SHORT TASK
Identify the lines bearing the string "this" and gather them.

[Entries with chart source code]
┄┄┄┄┄┄

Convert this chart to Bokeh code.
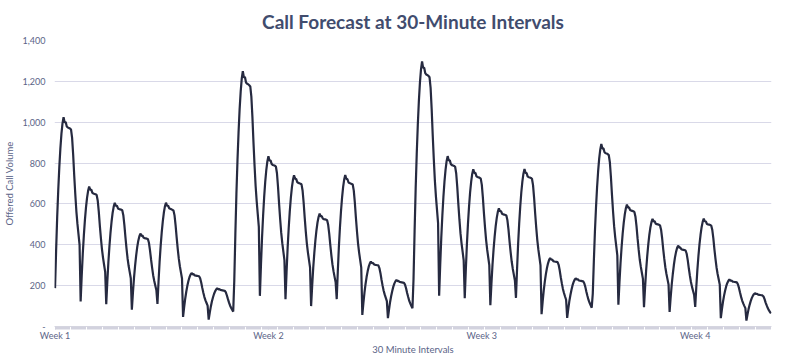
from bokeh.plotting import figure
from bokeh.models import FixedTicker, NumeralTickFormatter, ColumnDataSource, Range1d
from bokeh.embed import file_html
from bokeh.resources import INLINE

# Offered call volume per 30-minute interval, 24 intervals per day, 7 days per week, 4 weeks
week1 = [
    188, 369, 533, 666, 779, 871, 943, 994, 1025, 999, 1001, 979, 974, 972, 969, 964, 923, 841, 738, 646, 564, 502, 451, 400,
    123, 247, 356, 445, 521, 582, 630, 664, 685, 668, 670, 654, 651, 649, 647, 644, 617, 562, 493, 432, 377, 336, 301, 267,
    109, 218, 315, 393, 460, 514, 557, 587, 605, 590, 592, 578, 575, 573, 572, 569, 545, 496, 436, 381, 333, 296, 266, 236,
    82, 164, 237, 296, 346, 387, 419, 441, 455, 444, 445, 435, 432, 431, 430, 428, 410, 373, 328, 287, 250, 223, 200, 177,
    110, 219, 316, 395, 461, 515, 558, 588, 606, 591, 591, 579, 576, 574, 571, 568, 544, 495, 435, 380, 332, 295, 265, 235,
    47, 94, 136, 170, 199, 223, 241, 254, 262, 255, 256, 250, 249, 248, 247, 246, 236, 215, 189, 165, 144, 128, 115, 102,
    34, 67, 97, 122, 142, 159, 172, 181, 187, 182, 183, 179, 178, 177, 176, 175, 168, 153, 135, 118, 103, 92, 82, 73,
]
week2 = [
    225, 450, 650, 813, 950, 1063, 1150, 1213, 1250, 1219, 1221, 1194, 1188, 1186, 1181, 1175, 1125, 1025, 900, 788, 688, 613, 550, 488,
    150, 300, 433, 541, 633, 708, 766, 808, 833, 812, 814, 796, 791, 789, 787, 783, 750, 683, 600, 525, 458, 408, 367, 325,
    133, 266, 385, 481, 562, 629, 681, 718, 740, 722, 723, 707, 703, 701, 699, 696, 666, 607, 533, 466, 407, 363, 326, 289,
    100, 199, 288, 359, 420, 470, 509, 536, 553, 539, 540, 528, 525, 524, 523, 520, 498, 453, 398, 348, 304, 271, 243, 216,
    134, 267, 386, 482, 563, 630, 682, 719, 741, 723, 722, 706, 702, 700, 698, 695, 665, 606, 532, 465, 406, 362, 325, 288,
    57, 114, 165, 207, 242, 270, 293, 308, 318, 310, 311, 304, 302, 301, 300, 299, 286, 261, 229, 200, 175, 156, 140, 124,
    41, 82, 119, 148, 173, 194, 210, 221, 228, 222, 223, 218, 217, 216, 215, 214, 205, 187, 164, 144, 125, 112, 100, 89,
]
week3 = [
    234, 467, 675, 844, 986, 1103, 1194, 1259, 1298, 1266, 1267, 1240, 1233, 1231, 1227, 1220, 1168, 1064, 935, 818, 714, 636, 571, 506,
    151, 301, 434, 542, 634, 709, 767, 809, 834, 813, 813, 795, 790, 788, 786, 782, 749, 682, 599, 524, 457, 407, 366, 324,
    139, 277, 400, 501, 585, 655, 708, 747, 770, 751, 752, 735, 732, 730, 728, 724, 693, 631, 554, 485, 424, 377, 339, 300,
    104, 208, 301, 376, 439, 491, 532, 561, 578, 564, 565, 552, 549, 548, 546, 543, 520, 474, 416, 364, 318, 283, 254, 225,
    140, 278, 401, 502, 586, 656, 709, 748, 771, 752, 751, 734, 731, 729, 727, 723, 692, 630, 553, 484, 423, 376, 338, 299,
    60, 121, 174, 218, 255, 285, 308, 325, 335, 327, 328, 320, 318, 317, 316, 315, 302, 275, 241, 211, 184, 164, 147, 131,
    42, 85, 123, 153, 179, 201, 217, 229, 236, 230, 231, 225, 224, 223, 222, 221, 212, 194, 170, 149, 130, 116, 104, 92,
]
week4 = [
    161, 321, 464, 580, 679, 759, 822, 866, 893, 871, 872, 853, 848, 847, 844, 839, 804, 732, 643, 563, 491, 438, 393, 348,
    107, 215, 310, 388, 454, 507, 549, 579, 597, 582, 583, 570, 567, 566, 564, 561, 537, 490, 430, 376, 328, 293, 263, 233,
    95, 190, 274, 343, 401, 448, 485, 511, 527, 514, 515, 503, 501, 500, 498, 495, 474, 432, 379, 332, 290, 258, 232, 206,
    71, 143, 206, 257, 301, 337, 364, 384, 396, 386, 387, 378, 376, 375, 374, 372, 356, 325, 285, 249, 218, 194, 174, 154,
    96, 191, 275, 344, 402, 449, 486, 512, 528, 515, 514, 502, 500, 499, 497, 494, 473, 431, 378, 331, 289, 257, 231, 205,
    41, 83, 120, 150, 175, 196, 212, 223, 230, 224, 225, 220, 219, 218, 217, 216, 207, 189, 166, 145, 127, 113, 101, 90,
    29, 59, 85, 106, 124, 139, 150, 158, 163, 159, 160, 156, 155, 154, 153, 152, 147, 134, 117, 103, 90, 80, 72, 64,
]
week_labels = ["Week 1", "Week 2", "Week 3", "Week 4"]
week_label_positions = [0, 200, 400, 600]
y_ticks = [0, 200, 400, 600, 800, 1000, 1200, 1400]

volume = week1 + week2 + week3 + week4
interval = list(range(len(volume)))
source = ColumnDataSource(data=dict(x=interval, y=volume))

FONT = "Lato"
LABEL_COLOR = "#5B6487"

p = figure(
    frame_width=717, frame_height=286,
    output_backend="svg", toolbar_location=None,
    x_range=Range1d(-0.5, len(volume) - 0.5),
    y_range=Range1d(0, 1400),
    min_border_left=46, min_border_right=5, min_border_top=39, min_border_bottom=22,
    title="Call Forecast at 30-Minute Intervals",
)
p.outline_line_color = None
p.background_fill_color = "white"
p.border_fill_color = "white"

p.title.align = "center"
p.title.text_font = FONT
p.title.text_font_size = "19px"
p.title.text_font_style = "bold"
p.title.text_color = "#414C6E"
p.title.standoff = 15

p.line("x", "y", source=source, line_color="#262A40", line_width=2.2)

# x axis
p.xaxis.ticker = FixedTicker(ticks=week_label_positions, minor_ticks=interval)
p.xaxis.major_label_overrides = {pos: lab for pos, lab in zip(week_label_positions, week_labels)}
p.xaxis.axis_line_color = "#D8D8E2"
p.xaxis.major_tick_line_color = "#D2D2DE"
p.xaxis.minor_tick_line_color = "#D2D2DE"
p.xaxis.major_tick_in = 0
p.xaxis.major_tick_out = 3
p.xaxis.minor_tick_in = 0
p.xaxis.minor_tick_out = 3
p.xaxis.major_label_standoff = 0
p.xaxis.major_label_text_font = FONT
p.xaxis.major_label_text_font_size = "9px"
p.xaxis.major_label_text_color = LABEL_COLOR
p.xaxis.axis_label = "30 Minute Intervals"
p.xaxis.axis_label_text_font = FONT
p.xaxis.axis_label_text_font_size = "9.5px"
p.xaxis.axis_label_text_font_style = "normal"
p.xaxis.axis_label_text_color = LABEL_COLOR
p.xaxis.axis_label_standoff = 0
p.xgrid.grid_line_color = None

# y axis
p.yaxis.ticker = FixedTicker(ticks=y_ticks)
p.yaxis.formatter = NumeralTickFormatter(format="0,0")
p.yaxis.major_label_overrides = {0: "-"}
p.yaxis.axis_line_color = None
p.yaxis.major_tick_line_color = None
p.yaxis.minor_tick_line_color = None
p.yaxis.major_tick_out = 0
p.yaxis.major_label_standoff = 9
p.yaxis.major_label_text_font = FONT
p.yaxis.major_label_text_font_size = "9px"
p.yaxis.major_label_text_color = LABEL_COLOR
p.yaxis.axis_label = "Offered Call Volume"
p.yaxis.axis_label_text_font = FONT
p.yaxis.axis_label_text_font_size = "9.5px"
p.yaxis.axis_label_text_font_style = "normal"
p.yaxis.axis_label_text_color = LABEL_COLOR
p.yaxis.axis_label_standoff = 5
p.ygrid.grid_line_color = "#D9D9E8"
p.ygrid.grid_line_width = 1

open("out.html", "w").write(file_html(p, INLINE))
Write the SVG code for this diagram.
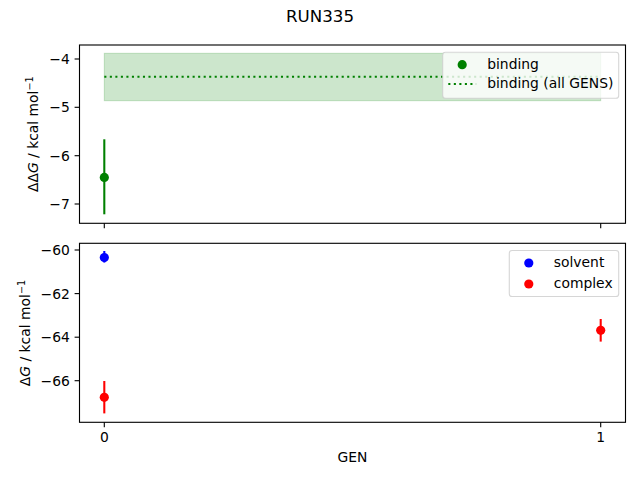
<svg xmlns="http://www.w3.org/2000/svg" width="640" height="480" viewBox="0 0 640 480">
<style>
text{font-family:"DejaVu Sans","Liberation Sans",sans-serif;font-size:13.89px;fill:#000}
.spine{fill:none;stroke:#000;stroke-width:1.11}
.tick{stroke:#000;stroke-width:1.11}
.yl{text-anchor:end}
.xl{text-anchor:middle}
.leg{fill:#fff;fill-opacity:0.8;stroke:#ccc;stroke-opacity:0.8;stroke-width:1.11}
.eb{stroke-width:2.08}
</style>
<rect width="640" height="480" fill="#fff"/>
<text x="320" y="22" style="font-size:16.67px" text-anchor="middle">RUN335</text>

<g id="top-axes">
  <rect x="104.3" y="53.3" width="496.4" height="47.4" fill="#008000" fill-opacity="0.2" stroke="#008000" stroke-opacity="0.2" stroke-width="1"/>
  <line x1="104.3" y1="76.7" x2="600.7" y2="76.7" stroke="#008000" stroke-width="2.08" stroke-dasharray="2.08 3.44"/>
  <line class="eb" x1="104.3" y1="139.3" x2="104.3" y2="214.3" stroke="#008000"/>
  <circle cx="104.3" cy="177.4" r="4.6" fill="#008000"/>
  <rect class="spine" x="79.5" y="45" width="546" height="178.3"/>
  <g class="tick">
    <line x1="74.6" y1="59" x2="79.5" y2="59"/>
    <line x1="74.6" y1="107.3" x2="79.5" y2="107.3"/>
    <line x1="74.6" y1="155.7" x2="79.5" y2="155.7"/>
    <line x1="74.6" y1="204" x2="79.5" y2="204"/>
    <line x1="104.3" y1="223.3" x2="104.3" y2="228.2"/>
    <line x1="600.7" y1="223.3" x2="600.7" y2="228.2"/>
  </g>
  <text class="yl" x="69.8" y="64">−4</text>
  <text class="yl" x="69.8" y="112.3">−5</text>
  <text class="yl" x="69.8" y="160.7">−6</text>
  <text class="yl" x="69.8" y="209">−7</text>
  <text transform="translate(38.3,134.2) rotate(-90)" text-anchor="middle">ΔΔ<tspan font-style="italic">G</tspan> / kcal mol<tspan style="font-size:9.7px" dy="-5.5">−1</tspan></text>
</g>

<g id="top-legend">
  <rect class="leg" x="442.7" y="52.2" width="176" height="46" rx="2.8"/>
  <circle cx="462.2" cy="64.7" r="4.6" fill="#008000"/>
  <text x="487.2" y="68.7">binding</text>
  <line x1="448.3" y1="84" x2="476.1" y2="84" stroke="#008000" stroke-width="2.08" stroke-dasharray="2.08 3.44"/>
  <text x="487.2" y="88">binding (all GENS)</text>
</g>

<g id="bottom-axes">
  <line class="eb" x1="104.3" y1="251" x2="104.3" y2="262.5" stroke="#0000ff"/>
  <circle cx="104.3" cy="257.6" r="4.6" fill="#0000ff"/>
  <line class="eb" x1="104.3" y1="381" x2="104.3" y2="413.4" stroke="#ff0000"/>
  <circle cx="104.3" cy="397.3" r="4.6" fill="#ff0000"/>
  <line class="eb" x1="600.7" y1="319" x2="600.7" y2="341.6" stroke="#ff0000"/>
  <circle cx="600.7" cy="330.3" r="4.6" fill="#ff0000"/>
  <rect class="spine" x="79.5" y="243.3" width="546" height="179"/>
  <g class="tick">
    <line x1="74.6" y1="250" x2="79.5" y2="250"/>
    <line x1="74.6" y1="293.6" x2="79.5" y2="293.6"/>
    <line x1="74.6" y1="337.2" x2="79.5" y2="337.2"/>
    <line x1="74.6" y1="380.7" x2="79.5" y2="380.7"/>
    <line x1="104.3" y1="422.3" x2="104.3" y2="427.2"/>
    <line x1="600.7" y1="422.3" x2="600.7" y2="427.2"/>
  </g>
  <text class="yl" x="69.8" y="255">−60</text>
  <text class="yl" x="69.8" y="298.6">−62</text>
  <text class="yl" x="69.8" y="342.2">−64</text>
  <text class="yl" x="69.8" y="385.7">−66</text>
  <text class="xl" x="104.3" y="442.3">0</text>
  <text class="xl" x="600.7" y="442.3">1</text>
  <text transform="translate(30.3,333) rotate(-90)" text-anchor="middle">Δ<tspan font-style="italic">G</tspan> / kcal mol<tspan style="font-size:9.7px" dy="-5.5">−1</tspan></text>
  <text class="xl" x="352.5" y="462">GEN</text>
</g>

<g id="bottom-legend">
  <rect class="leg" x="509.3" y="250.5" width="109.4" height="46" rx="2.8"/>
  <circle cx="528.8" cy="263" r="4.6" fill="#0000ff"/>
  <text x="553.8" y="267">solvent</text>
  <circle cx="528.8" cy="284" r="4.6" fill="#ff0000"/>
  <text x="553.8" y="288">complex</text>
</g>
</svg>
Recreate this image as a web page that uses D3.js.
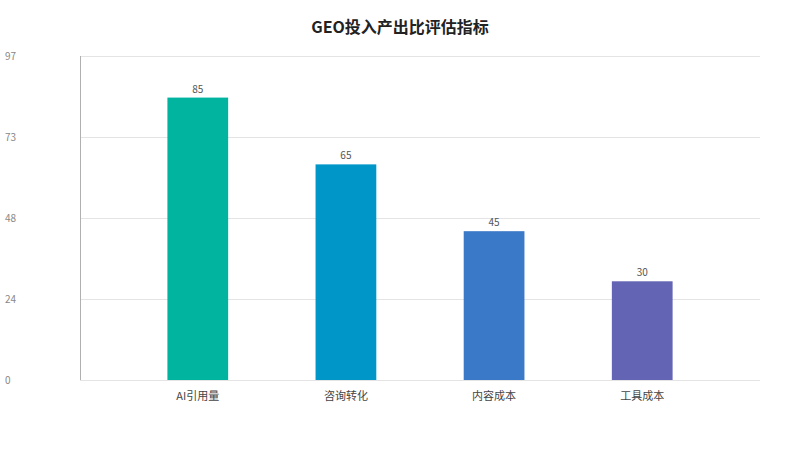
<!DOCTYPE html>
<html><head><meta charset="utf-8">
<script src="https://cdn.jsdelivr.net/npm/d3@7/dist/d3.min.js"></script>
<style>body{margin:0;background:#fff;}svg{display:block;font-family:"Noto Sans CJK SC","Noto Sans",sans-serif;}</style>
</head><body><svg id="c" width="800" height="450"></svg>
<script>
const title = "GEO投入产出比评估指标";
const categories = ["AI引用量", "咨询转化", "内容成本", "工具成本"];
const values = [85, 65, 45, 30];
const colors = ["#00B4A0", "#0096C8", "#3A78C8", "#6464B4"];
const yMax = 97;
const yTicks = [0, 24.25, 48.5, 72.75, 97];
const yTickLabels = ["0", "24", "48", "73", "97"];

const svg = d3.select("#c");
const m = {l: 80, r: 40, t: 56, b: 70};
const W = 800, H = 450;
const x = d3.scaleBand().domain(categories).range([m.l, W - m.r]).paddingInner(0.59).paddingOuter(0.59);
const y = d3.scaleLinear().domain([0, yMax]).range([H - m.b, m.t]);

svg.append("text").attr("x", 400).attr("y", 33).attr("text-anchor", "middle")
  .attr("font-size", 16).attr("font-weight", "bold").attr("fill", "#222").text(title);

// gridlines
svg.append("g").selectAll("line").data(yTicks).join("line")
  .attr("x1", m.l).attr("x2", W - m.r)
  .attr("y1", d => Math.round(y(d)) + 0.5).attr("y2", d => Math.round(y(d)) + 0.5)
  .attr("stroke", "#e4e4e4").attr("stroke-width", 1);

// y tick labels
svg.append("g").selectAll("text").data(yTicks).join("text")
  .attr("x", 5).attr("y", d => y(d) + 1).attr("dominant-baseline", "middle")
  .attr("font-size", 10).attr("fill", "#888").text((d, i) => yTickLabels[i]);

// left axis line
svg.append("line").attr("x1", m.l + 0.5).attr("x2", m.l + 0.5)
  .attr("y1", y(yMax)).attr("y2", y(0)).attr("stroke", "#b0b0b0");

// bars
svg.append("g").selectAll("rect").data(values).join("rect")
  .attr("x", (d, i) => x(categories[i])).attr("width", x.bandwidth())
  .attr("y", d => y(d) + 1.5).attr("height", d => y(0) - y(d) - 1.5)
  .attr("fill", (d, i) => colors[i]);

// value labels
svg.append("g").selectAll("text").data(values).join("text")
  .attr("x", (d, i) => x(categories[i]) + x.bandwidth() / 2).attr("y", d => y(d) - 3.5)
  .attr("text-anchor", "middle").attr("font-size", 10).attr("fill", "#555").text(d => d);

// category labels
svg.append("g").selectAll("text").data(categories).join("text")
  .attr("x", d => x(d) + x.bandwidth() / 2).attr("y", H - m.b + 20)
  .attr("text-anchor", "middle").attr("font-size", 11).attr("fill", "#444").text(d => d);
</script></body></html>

┄┄┄┄┄┄

CORRECT RESPONSE
Convert this chart to Bokeh code.
Write the SVG code for this diagram.
Recreate this image as a web page that uses D3.js.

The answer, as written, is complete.